Quando la fermano per strada e le chiedono un’imitazione, lei si rompe le scatole?

«Al contrario. Mi diverto un mondo. Spesso gli amici al bar sono il banco di prova per valutare l’efficacia delle mie idee. Mi capita invece di annoiarmi quando presenzio alle cene dei concorsi per imitatori. Sembra una gara a chi ce l’ha più lungo. Tutti alle prese con le imitazioni di Celentano o di altri a oltranza, indossando maschere come scudo per proteggersi da debolezze di personalità. La capacità di un comico è saper scindere se stesso dal proprio lavoro, conservando sempre la verve e il gusto per il divertimento, alla base di questo mestiere».

Youtube è uno strumento utile come banco di prova nei confronti del pubblico?

«Un tempo, quando esisteva la tv con pochi canali, emergere era più semplice. Oggi la rete ha alimentato la competizione, pur rivelandosi uno strumento utilissimo. Beninteso, non è detto che ciò che funziona sul web o a teatro, funzioni anche in tv. Però è un banco di prova indispensabile. Ricordo quando pubblicai su Youtube un mio sketch realizzato quasi per scherzo col telefonino di un amico. Ottenne un botto di visitatori. Poco dopo, mi organizzai e lo riproposi investendo denaro in apparecchiature di ripresa più sofisticate. Non funzionò. Anche in quel caso, spontaneità, immediatezza e capacità di cogliere l’essenza sono fondamentali, in rete e sui social».

Quale bersaglio le piacerebbe individuare, per organizzare un nuovo scherzo?

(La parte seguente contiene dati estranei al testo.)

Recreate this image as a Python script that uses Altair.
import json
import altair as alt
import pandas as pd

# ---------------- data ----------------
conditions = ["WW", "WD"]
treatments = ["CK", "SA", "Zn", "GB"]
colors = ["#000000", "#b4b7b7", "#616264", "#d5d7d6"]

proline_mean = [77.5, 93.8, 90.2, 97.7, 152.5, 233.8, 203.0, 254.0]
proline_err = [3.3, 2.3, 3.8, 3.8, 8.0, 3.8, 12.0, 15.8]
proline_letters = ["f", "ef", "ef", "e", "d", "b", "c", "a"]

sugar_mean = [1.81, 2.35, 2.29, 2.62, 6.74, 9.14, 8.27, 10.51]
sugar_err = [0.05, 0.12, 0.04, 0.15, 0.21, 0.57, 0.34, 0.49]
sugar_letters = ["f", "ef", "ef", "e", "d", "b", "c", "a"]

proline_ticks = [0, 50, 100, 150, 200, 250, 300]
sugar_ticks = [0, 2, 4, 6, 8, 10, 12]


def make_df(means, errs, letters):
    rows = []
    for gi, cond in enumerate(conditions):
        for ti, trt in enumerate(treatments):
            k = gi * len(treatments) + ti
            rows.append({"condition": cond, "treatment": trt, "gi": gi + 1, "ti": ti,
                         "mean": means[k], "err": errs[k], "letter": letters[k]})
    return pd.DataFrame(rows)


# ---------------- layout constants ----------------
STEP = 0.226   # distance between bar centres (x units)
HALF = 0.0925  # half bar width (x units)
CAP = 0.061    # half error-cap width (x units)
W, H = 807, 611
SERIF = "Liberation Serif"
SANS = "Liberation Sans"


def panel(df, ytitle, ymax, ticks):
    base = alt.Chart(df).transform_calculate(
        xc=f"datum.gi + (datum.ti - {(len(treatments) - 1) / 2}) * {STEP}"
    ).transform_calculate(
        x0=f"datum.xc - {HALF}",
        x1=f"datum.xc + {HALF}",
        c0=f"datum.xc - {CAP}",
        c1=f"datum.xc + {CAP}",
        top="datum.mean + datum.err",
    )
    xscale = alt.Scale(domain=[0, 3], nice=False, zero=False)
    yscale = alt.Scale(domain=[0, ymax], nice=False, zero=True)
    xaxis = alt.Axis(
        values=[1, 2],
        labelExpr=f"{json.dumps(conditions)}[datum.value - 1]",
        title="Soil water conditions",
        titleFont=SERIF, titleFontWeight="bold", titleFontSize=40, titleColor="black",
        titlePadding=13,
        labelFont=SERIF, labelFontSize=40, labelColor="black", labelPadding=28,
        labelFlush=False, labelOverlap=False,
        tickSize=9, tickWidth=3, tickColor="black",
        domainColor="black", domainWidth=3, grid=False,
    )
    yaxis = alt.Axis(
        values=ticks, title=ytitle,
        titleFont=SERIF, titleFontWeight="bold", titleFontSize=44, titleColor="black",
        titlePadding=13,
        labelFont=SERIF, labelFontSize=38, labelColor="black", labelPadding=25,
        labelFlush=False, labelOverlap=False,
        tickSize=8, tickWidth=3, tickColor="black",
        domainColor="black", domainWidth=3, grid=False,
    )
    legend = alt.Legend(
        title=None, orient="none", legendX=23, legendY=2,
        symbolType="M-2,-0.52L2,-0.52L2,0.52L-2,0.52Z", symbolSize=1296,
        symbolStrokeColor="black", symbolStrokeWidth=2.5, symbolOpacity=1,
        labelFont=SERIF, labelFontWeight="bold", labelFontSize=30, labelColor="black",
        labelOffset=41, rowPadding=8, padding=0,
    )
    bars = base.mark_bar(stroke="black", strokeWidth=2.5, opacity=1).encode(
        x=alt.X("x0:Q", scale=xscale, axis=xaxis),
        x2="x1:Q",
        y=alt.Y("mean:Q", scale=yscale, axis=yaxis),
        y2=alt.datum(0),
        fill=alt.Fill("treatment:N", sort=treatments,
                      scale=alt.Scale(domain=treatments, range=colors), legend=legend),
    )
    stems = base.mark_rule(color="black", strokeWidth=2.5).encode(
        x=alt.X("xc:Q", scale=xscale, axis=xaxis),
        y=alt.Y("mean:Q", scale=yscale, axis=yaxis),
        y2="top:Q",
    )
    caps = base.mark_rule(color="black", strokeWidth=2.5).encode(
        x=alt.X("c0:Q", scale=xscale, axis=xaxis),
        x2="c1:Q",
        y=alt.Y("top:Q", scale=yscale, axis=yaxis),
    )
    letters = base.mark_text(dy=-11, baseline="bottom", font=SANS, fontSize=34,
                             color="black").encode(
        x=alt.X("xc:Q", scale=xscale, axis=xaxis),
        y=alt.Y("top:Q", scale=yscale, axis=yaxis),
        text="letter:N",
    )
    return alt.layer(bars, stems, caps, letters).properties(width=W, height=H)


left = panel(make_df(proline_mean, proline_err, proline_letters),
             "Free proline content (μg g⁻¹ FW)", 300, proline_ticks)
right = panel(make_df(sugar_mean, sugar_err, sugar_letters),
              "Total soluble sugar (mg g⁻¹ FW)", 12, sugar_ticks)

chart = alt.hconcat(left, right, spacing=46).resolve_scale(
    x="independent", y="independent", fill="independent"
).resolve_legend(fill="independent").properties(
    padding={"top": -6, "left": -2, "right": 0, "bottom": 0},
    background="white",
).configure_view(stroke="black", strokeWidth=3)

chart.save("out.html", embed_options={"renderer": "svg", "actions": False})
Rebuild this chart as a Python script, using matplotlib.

«La sfida vera sarebbe ingannare chi mi conosce già, oppure uno che con gli scherzi è diventato celebre. Uno come Frank Matano, per esempio, ben allenato a cogliere particolari di questo tipo. E poi organizzare uno scherzo nella mia Livorno, la patria degli scherzi. Magari pensando a qualcosa che ha a che fare con gli ufo. Ho un’idea che mi ronza in testa».

Sta anche per partire Sanremo…

«Credi che non lo sappia? Bisognerebbe pensare a qualcosa di forte…».

Magari gli UFO a Sanremo. Con la benedizione del CICAP.